入眠障害:寝つきが悪く、なかなか眠れない。
中途覚醒:朝起きる時間までに、何度も目が覚める。中高年に多い。
早朝覚醒:朝早く目覚めてしまい、再度眠ることが出来ない。
熟眠障害:十分に睡眠時間はとっているが、眠りが浅く熟眠感が得られない。

臨床的には、これらの組み合わせで不眠が訴えられることも多いようです。

原因としては、身体疾患や身体疾患治療薬によって誘発される不眠症、精神疾患に伴う不眠症、アルコールや睡眠薬乱用などによる不眠症などがあります。
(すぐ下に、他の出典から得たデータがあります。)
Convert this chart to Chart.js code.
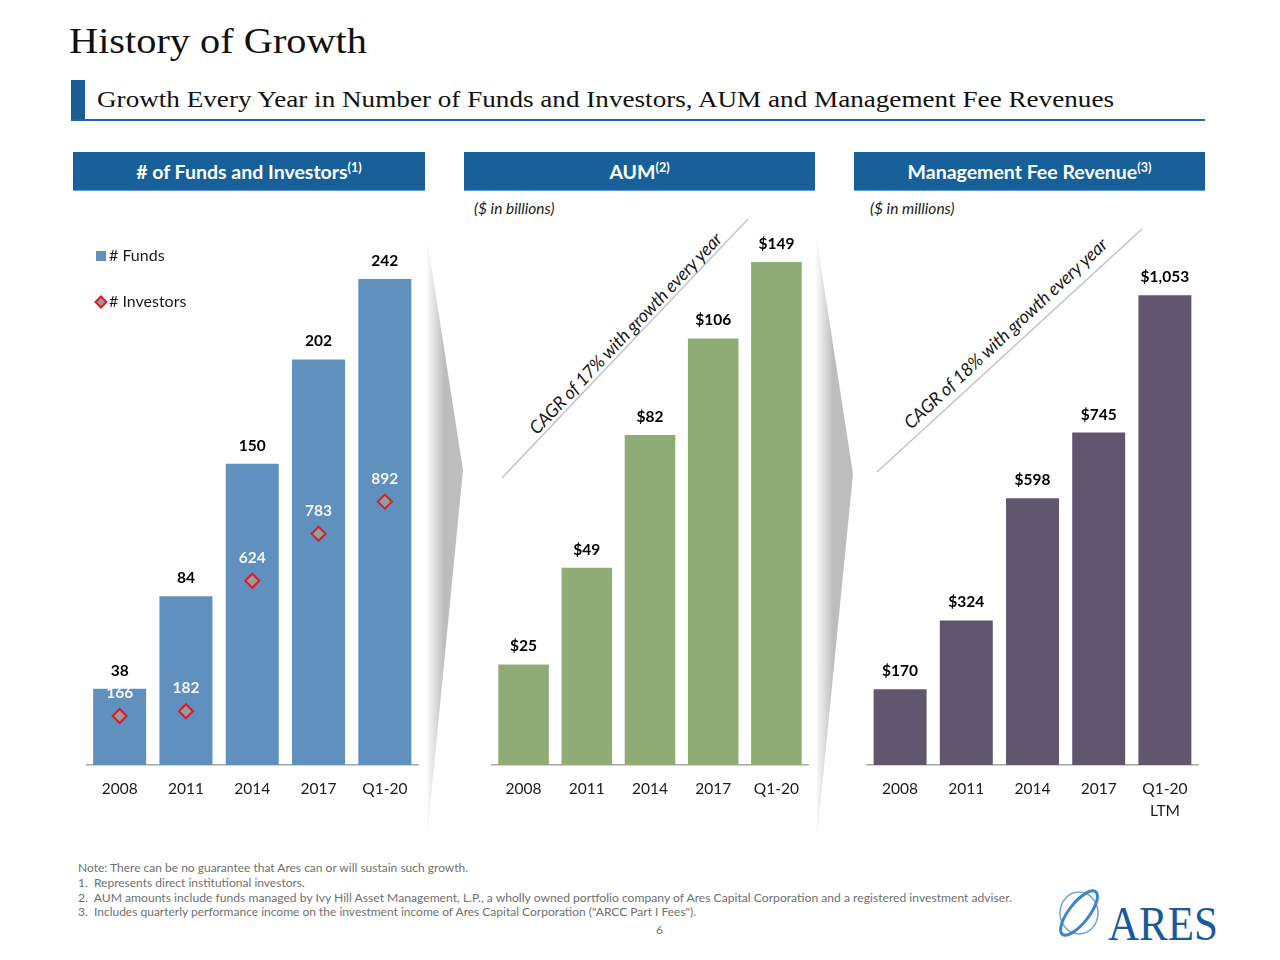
<!DOCTYPE html>
<html><head><meta charset="utf-8">
<script src="https://cdn.jsdelivr.net/npm/chart.js@4.4.1/dist/chart.umd.min.js"></script>
<style>
html,body{margin:0;padding:0;}
body{width:1280px;height:960px;background:#fff;position:relative;overflow:hidden;font-family:Lato,"Open Sans",sans-serif;color:#1a1a1a;}
.abs{position:absolute;white-space:nowrap;}
#title{left:69px;top:23px;font-size:36px;line-height:36px;font-family:"Liberation Serif",serif;color:#111;transform-origin:0 0;}
#subbar{left:71px;top:80px;width:14px;height:41px;background:#1a5e94;}
#subline{left:71px;top:119px;width:1134px;height:2px;background:#1f69a6;}
#subtitle{left:97px;top:87px;font-size:24px;line-height:24px;font-family:"Liberation Serif",serif;color:#111;transform-origin:0 0;}
.hdr{position:absolute;top:152px;height:39px;line-height:40px;background:#17609a;color:#fff;font-weight:bold;font-size:19.5px;text-align:center;border-bottom:1px solid #5fa3d8;box-sizing:border-box;}
.hdr sup{font-size:12.5px;line-height:0;vertical-align:7px;}
.cap{font-style:italic;font-size:15.5px;line-height:18px;top:199px;}
.cagr{font-style:italic;font-size:18px;line-height:20px;color:#1a1a1a;letter-spacing:-0.2px;}
canvas{position:absolute;}
.note{left:78px;font-size:12px;line-height:14.6px;color:#707070;transform-origin:0 0;}
#logo{left:1108px;top:899px;font-family:"Liberation Serif",serif;font-size:48px;line-height:50px;color:#1b5a96;transform-origin:0 0;}
</style>
</head><body>
<div id="title" class="abs">History of Growth</div>
<div id="subbar" class="abs"></div>
<div id="subline" class="abs"></div>
<div id="subtitle" class="abs">Growth Every Year in Number of Funds and Investors, AUM and Management Fee Revenues</div>

<div class="hdr" style="left:73px;width:352px;"># of Funds and Investors<sup>(1)</sup></div>
<div class="hdr" style="left:464px;width:351px;">AUM<sup>(2)</sup></div>
<div class="hdr" style="left:854px;width:351px;">Management Fee Revenue<sup>(3)</sup></div>

<div class="abs cap" style="left:474px;">($ in billions)</div>
<div class="abs cap" style="left:870px;">($ in millions)</div>

<svg class="abs" style="left:0;top:0;" width="1280" height="960">
  <defs>
    <linearGradient id="g1" gradientUnits="userSpaceOnUse" x1="426" y1="0" x2="444" y2="0">
      <stop offset="0" stop-color="#ffffff"/><stop offset="1" stop-color="#bdbdbd"/>
    </linearGradient>
    <linearGradient id="g2" gradientUnits="userSpaceOnUse" x1="815" y1="0" x2="833" y2="0">
      <stop offset="0" stop-color="#ffffff"/><stop offset="1" stop-color="#bdbdbd"/>
    </linearGradient>
  </defs>
  <polygon points="426,232 463,470 427,838" fill="url(#g1)"/>
  <polygon points="815,228 853,474 817,838" fill="url(#g2)"/>
  <line x1="502" y1="478" x2="748" y2="219" stroke="#c4c4c4" stroke-width="1.5"/>
  <line x1="877" y1="472" x2="1142" y2="229" stroke="#c4c4c4" stroke-width="1.5"/>
  <g fill="none">
    <ellipse cx="1079" cy="913" rx="19" ry="21" stroke="#6fa6d6" stroke-width="1.5"/>
    <ellipse cx="1079" cy="913" rx="27" ry="10" transform="rotate(-52 1079 913)" stroke="#3f85c6" stroke-width="3"/>
  </g>
</svg>

<div class="abs cagr" id="cagr1" style="left:625px;top:333px;">CAGR of 17% with growth every year</div>
<div class="abs cagr" id="cagr2" style="left:1005px;top:333px;">CAGR of 18% with growth every year</div>

<canvas id="funds" width="380" height="650" style="left:60px;top:190px;"></canvas>
<canvas id="aum" width="380" height="650" style="left:450px;top:190px;"></canvas>
<canvas id="fee" width="400" height="650" style="left:840px;top:190px;"></canvas>

<div class="abs note" style="top:861px;">Note: There can be no guarantee that Ares can or will sustain such growth.</div>
<div class="abs note" style="top:876px;">1.&nbsp; Represents direct institutional investors.</div>
<div class="abs note" id="n3" style="top:890.5px;">2.&nbsp; AUM amounts include funds managed by Ivy Hill Asset Management, L.P., a wholly owned portfolio company of Ares Capital Corporation and a registered investment adviser.</div>
<div class="abs note" style="top:905px;">3.&nbsp; Includes quarterly performance income on the investment income of Ares Capital Corporation ("ARCC Part I Fees").</div>
<div class="abs" style="left:656px;top:922px;font-size:12px;color:#707070;">6</div>
<div class="abs" id="logo">ARES</div>

<script>
// ---- data ----
const categories = ['2008', '2011', '2014', '2017', 'Q1-20'];
const feeCategories = ['2008', '2011', '2014', '2017', ['Q1-20', 'LTM']];
const fundsValues = [38, 84, 150, 202, 242];
const investorValues = [166, 182, 624, 783, 892];
const aumValues = [25, 49, 82, 106, 149];
const feeValues = [170, 324, 598, 745, 1053];

const fundsLabel = '# Funds';
const investorsLabel = '# Investors';

// ---- fit serif headings to reference widths ----
function fitWidth(id, w) {
  const el = document.getElementById(id);
  const nat = el.getBoundingClientRect().width;
  if (nat > 0) el.style.transform = 'scaleX(' + (w / nat) + ')';
}
fitWidth('title', 298);
fitWidth('subtitle', 1017);
fitWidth('n3', 934);
fitWidth('logo', 110);
document.getElementById('cagr1').style.transform = 'translate(-50%,-50%) rotate(-46.4deg)';
document.getElementById('cagr2').style.transform = 'translate(-50%,-50%) rotate(-42.9deg)';

const FONT = 'Lato, "Open Sans", sans-serif';
const BLUE = '#6091be', GREEN = '#8fab76', PURPLE = '#605670';

const specs = {
  funds: [
    { fmt: v => String(v), color: '#000', dy: -18 },
    { fmt: v => String(v), color: '#f4f4f4', dy: -23 }
  ],
  aum: [{ fmt: v => '$' + v, color: '#000', dy: -18 }],
  fee: [{ fmt: v => '$' + v.toLocaleString('en-US'), color: '#000', dy: -18 }]
};

const valueLabels = {
  id: 'valueLabels',
  afterDatasetsDraw(chart) {
    const spec = specs[chart.canvas.id];
    if (!spec) return;
    const ctx = chart.ctx, top = chart.chartArea.top;
    ctx.save();
    ctx.textAlign = 'center';
    ctx.textBaseline = 'middle';
    ctx.font = 'bold 15.5px ' + FONT;
    chart.data.datasets.forEach((ds, i) => {
      const s = spec[i];
      const meta = chart.getDatasetMeta(i);
      meta.data.forEach((el, j) => {
        const y = Math.max(el.y, top);
        ctx.fillStyle = s.color;
        ctx.fillText(s.fmt(ds.data[j]), el.x, y + s.dy);
      });
    });
    ctx.restore();
  }
};

const sideLegend = {
  id: 'sideLegend',
  afterDraw(chart) {
    if (chart.canvas.id !== 'funds') return;
    const ctx = chart.ctx;
    const dsets = chart.data.datasets;
    ctx.save();
    ctx.font = '16px ' + FONT;
    ctx.textBaseline = 'middle';
    ctx.textAlign = 'left';
    ctx.fillStyle = dsets[0].backgroundColor;
    ctx.fillRect(36, 61, 10, 10);
    ctx.fillStyle = '#1a1a1a';
    ctx.fillText(dsets[0].label, 49, 66);
    const cx = 41, cy = 112, r = 5.5;
    ctx.beginPath();
    ctx.moveTo(cx, cy - r); ctx.lineTo(cx + r, cy); ctx.lineTo(cx, cy + r); ctx.lineTo(cx - r, cy); ctx.closePath();
    ctx.fillStyle = dsets[1].pointBackgroundColor;
    ctx.fill();
    ctx.lineWidth = 2;
    ctx.strokeStyle = dsets[1].pointBorderColor;
    ctx.stroke();
    ctx.fillStyle = '#1a1a1a';
    ctx.fillText(dsets[1].label, 49, 112);
    ctx.restore();
  }
};

function xAxis(lineHeight, pad) {
  return {
    offset: true,
    grid: { display: false, drawTicks: false },
    border: { display: true, color: '#a6a6a6', width: 1.5 },
    ticks: { color: '#1a1a1a', padding: pad, font: { family: FONT, size: 15.5, lineHeight: lineHeight }, maxRotation: 0, autoSkip: false },
    afterFit: s => { s.height = 75; }
  };
}

const common = {
  responsive: false,
  animation: false,
  events: [],
  plugins: { legend: { display: false }, tooltip: { enabled: false } }
};

new Chart(document.getElementById('funds'), {
  type: 'bar',
  data: {
    labels: categories,
    datasets: [
      { label: fundsLabel, data: fundsValues, backgroundColor: BLUE, barPercentage: 0.8, categoryPercentage: 1, order: 1, yAxisID: 'y' },
      { type: 'line', label: investorsLabel, data: investorValues, showLine: false, pointStyle: 'rectRot', pointRadius: 7,
        pointBorderWidth: 2, pointBorderColor: '#d71f2c', pointBackgroundColor: '#9b9b9b', order: 0, yAxisID: 'y2' }
    ]
  },
  options: Object.assign({}, common, {
    layout: { padding: { left: 26.5, right: 22, top: 73, bottom: 0 } },
    scales: {
      x: xAxis(1.2, 15),
      y: { display: false, min: 0, max: 250 },
      y2: { display: false, min: 0, max: 1700 }
    }
  }),
  plugins: [valueLabels, sideLegend]
});

new Chart(document.getElementById('aum'), {
  type: 'bar',
  data: {
    labels: categories,
    datasets: [{ label: 'AUM', data: aumValues, backgroundColor: GREEN, barPercentage: 0.8, categoryPercentage: 1 }]
  },
  options: Object.assign({}, common, {
    layout: { padding: { left: 42, right: 22, top: 72, bottom: 0 } },
    scales: { x: xAxis(1.2, 15), y: { display: false, min: 0, max: 125 } }
  }),
  plugins: [valueLabels]
});

new Chart(document.getElementById('fee'), {
  type: 'bar',
  data: {
    labels: feeCategories,
    datasets: [{ label: 'Management Fee Revenue', data: feeValues, backgroundColor: PURPLE, barPercentage: 0.8, categoryPercentage: 1 }]
  },
  options: Object.assign({}, common, {
    layout: { padding: { left: 27, right: 42, top: 73, bottom: 0 } },
    scales: { x: xAxis(1.42, 13), y: { display: false, min: 0, max: 1125 } }
  }),
  plugins: [valueLabels]
});
</script>
</body></html>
中には、睡眠時無呼吸症候群や周期性四肢運動障害、むずむず脚症候群、致死性家族性不眠症などの特殊な不眠症が明らかになってきています。

多いのは精神疾患や、各種身体疾患の順で多いです。うつ病の早朝覚醒や熟眠感の欠如は、うつ病の部分症状としてよく知られています。

実は不眠症の中に、うつ病などの病気が背景に隠されている恐れがあります。うつ病では、中途覚醒が特徴的で、何度も夜中に起きてしまう、といった方や、心配事が気になって眠っていられない、といったことがある方は、ご注意下さい。

診断では問診が重要であり、健康なときの睡眠パターンと睡眠病歴、睡眠環境、心理的ストレスやライフイベント(近しい人が亡くなったなど)、昼間覚醒時のパフォーマンス(日中眠くて仕方がないなど)、合併する身体疾患と常用薬物、飲酒習慣、肥満度、不安関連症状、抑うつ関連症状など、多くの項目を調べていくことが重要となります。

その後、自記式質問紙の回答や睡眠日誌などをつけることも重要です。身体疾患に伴う睡眠障害を除外するため、一般的な血液検査や、睡眠状態の評価をするため、終夜睡眠ポリグラフィ、体温リズムの評価などが行われることもあります。

治療としては、睡眠薬(ベンゾジアゼピン系・非ベンゾジアゼピン系薬剤)の処方などが行われますが、睡眠障害のタイプの違いによって、作用時間の異なるもの(超短時間型,短時間型,中間型,長時間型)を使い分けます。他にも、抗うつ薬や不眠に対する不安や緊張が強い場合には精神療法を行う必要がある場合もあります。

不眠で悩まれている方は、一度、精神科などを訪れてみてはいかがでしょうか。